■ **REQUIRED WORK**: Copy from the first line below down to and including the line with "(0,0) rectangle (1201,594);". Skip the pictures.

■ **DATA SECTION**:
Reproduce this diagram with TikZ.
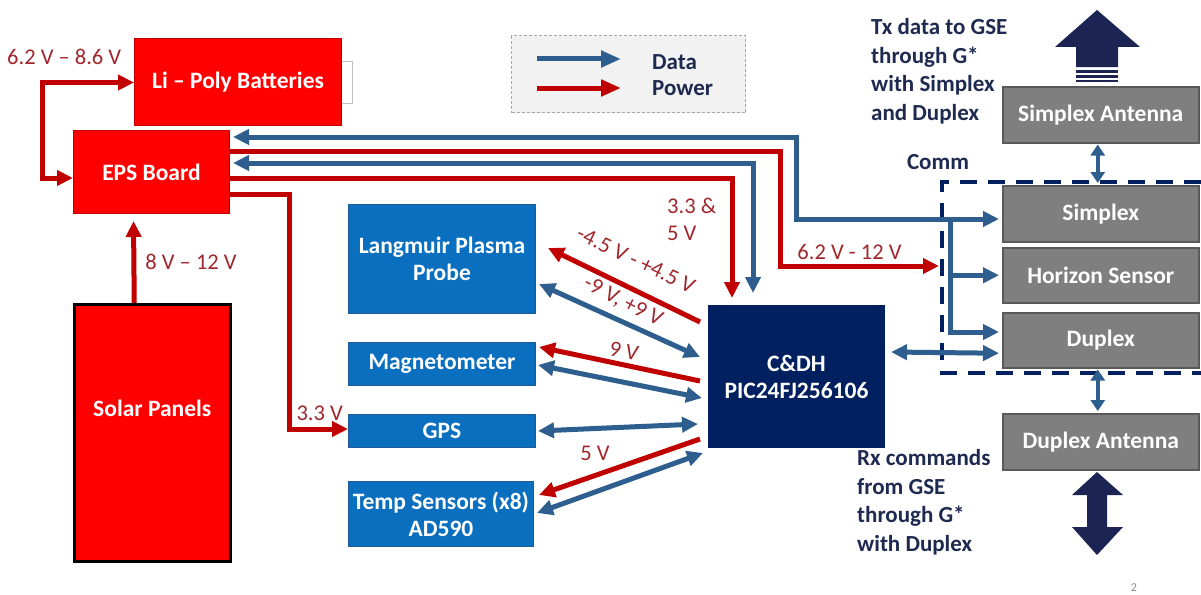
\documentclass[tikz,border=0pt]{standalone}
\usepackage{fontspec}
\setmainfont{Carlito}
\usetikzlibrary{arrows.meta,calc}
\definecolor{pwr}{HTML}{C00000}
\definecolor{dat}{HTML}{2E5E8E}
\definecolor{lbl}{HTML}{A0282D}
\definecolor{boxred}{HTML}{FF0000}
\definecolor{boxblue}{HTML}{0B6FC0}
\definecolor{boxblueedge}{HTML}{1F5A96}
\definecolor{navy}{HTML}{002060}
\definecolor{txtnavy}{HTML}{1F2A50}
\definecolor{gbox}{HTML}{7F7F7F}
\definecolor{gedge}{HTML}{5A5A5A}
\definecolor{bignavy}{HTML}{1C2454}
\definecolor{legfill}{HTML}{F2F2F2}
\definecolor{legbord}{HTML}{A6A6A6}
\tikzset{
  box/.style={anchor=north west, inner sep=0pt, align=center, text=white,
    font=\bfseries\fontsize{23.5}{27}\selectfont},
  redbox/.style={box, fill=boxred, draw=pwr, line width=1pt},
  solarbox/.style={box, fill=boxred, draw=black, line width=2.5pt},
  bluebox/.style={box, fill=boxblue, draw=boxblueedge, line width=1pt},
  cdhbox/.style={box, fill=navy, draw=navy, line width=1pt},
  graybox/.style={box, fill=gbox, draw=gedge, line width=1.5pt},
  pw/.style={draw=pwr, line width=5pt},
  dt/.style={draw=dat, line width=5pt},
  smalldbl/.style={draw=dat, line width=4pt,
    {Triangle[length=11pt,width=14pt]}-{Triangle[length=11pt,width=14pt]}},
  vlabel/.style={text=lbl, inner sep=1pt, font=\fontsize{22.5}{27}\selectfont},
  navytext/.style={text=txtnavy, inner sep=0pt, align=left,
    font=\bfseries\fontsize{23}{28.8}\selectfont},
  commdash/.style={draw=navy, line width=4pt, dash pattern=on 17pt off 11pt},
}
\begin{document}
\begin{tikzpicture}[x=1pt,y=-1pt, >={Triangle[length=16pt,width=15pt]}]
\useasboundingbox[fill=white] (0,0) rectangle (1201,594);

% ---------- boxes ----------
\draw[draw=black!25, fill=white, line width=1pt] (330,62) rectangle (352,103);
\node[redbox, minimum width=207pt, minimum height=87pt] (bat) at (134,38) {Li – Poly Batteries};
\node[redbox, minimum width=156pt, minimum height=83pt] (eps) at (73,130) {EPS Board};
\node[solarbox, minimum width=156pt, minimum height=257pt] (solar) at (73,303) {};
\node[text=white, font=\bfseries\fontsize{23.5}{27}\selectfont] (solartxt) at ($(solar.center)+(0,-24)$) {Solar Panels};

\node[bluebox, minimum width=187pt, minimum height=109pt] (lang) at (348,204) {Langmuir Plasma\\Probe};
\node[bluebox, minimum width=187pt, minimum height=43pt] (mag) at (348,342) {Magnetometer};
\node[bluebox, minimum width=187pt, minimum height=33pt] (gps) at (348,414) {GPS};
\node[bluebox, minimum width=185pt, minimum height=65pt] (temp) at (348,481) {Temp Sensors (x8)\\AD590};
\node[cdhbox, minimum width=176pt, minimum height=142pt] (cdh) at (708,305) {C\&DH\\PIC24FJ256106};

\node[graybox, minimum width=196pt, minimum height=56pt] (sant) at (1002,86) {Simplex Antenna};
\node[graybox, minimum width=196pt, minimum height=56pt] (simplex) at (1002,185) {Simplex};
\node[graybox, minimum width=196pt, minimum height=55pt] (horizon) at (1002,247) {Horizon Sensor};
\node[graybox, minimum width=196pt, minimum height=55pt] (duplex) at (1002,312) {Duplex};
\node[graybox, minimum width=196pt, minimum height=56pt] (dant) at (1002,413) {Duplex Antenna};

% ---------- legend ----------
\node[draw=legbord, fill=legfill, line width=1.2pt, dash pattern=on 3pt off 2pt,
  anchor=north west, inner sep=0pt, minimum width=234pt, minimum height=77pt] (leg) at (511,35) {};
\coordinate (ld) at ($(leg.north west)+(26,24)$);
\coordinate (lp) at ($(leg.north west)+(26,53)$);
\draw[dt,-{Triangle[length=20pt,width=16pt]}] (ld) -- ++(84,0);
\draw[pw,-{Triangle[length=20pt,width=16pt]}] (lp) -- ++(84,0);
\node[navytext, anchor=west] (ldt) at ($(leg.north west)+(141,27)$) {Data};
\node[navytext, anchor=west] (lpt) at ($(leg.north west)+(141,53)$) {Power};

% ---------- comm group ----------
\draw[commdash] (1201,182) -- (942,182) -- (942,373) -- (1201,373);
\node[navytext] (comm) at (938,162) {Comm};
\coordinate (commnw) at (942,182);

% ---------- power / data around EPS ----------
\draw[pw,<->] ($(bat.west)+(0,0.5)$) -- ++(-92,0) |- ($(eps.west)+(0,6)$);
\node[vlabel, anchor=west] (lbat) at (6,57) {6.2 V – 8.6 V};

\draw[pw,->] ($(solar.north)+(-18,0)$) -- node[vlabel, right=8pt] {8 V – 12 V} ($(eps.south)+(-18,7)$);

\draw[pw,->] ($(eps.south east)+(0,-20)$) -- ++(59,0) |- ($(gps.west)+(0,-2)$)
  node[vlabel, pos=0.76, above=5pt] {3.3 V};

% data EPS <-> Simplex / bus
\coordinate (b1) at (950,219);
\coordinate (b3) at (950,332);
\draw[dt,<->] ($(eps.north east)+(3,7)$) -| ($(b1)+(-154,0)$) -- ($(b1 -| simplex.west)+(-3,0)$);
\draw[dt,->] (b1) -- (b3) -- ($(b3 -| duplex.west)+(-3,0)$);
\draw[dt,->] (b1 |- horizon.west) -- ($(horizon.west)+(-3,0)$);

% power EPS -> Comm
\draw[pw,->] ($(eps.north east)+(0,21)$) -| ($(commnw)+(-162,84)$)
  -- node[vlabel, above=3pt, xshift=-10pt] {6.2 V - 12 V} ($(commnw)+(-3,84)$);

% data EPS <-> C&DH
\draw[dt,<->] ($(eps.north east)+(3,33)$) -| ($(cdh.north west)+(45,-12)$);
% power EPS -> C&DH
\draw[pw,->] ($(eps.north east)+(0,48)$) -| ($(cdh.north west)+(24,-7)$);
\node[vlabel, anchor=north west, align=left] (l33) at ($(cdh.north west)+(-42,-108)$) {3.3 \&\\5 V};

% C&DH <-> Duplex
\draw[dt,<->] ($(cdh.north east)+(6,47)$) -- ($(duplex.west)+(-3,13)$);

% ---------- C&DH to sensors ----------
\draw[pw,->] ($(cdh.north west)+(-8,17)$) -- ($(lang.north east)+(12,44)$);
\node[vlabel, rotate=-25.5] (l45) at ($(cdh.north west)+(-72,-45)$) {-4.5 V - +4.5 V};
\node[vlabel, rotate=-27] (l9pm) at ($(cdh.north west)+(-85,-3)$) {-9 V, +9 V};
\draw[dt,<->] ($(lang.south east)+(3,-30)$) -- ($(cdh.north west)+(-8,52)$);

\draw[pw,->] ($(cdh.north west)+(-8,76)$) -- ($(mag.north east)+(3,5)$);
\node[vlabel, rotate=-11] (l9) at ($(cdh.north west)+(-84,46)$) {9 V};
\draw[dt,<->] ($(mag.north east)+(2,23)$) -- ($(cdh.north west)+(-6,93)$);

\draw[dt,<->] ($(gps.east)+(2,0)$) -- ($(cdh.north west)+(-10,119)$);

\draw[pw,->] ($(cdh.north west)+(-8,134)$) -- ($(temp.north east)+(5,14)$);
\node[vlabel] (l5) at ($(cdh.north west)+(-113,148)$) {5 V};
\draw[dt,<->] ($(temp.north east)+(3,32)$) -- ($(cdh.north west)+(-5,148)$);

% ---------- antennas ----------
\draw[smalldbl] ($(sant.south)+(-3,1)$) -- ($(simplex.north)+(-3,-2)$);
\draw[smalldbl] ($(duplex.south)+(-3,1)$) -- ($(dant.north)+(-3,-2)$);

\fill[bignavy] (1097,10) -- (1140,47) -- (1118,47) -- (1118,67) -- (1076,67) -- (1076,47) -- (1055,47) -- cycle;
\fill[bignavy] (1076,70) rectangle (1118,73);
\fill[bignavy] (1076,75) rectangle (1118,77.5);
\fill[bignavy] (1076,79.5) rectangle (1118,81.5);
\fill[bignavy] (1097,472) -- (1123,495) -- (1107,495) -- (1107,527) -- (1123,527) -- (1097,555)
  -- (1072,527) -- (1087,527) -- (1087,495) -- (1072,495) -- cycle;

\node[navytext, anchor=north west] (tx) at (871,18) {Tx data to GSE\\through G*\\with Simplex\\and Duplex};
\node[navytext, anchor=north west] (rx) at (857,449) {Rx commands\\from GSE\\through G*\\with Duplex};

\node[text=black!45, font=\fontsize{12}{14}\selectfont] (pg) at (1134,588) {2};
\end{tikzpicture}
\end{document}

■ **EXPECTED ANSWER**:
Reproduce this diagram with TikZ.
\documentclass[tikz,border=0pt]{standalone}
\usepackage{fontspec}
\setmainfont{Carlito}
\usetikzlibrary{arrows.meta,calc}
\definecolor{pwr}{HTML}{C00000}
\definecolor{dat}{HTML}{2E5E8E}
\definecolor{lbl}{HTML}{A0282D}
\definecolor{boxred}{HTML}{FF0000}
\definecolor{boxblue}{HTML}{0B6FC0}
\definecolor{boxblueedge}{HTML}{1F5A96}
\definecolor{navy}{HTML}{002060}
\definecolor{txtnavy}{HTML}{1F2A50}
\definecolor{gbox}{HTML}{7F7F7F}
\definecolor{gedge}{HTML}{5A5A5A}
\definecolor{bignavy}{HTML}{1C2454}
\definecolor{legfill}{HTML}{F2F2F2}
\definecolor{legbord}{HTML}{A6A6A6}
\tikzset{
  box/.style={anchor=north west, inner sep=0pt, align=center, text=white,
    font=\bfseries\fontsize{23.5}{27}\selectfont},
  redbox/.style={box, fill=boxred, draw=pwr, line width=1pt},
  solarbox/.style={box, fill=boxred, draw=black, line width=2.5pt},
  bluebox/.style={box, fill=boxblue, draw=boxblueedge, line width=1pt},
  cdhbox/.style={box, fill=navy, draw=navy, line width=1pt},
  graybox/.style={box, fill=gbox, draw=gedge, line width=1.5pt},
  pw/.style={draw=pwr, line width=5pt},
  dt/.style={draw=dat, line width=5pt},
  smalldbl/.style={draw=dat, line width=4pt,
    {Triangle[length=11pt,width=14pt]}-{Triangle[length=11pt,width=14pt]}},
  vlabel/.style={text=lbl, inner sep=1pt, font=\fontsize{22.5}{27}\selectfont},
  navytext/.style={text=txtnavy, inner sep=0pt, align=left,
    font=\bfseries\fontsize{23}{28.8}\selectfont},
  commdash/.style={draw=navy, line width=4pt, dash pattern=on 17pt off 11pt},
}
\begin{document}
\begin{tikzpicture}[x=1pt,y=-1pt, >={Triangle[length=16pt,width=15pt]}]
\useasboundingbox[fill=white] (0,0) rectangle (1201,594);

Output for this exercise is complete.